How Sony Tablets Will Work

Sony's upcoming S1 (left) and S2 tablets, slated for release in September 2011.
Image courtesy of Sony. Design and specifications are subject to change without notice.

In the 14 months after the iPad's April 2010 launch, Apple sold 25 million of its new tablets [source: Hughes]. Although the iPad was the first to enter the race, a number of competitors are giving it a run for its money -- and before 2011 comes to a close, Japan-based Sony will be one of them. The company plans to release two tablet models, both of which are known only by their internal code names: S1 and S2.

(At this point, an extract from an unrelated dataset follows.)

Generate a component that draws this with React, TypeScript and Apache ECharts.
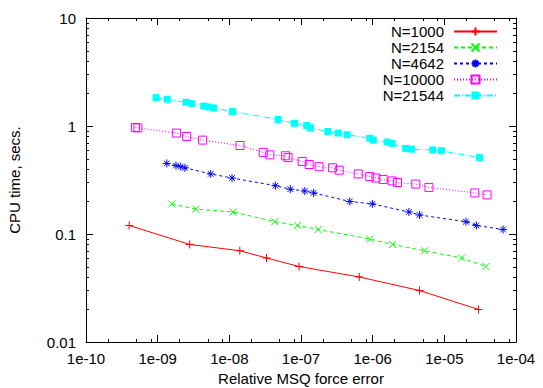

The slate-style S1 will feature a 9.4-inch (23.9-centimeter) screen that aims to hit a middle ground between the iPad's 9.7-inch (24.6-centimeter) screen and the HTC Flyer's 7-inch (17.8-centimeter) screen. Unlike its competitors, the Sony S1 will deviate from the rectangle mold by being more rounded and slightly thicker on one end. This will result in a profile that looks a bit like an exclamation mark [source: Cowley].

The S2 will have a dual-screen design. It will be hinged in the middle and, when flipped open, reveal two 5.5-inch (14-centimeter) screens. The screens are designed to be used together as one large screen, or the bottom screen can be used as a touch-activated keyboard in conjunction with the top screen. When closed, the S2's rounded, compact design is reminiscent of an eyeglasses case. As of August 2011, Sony had not released the S2's exact dimensions, but early reviewers say it's small enough to fit in a pocket [source: Nusca].

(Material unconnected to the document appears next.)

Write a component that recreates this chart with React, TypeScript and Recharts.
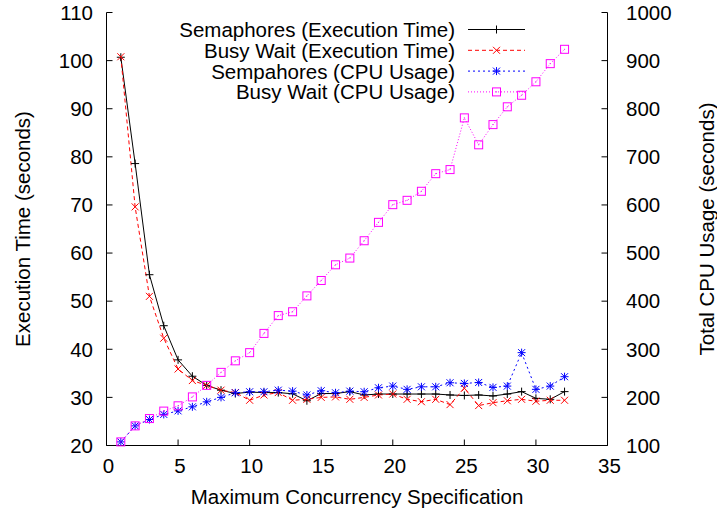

Both the S1 and S2 are slated to have WiFi and 3G/4G cellular capabilities, and it's been rumored that AT&T will act as the cellular service provider for both tablets in the U.S [source: Ricker, Sony].

The models also will differ when it comes to built-in camera and video function. The S1 will have two cameras for still photographs and video; one will be on the front and the other will be on the back of the device. The dual-screen S2 will have only one camera positioned on the back of the device that can toggle between video and still photography.

Sony hasn't released information on how much the tablets will cost. However, if the company's pricing strategy follows the crowd, it's estimated that a no-frills Sony tablet will cost about $500, like most of its competitors.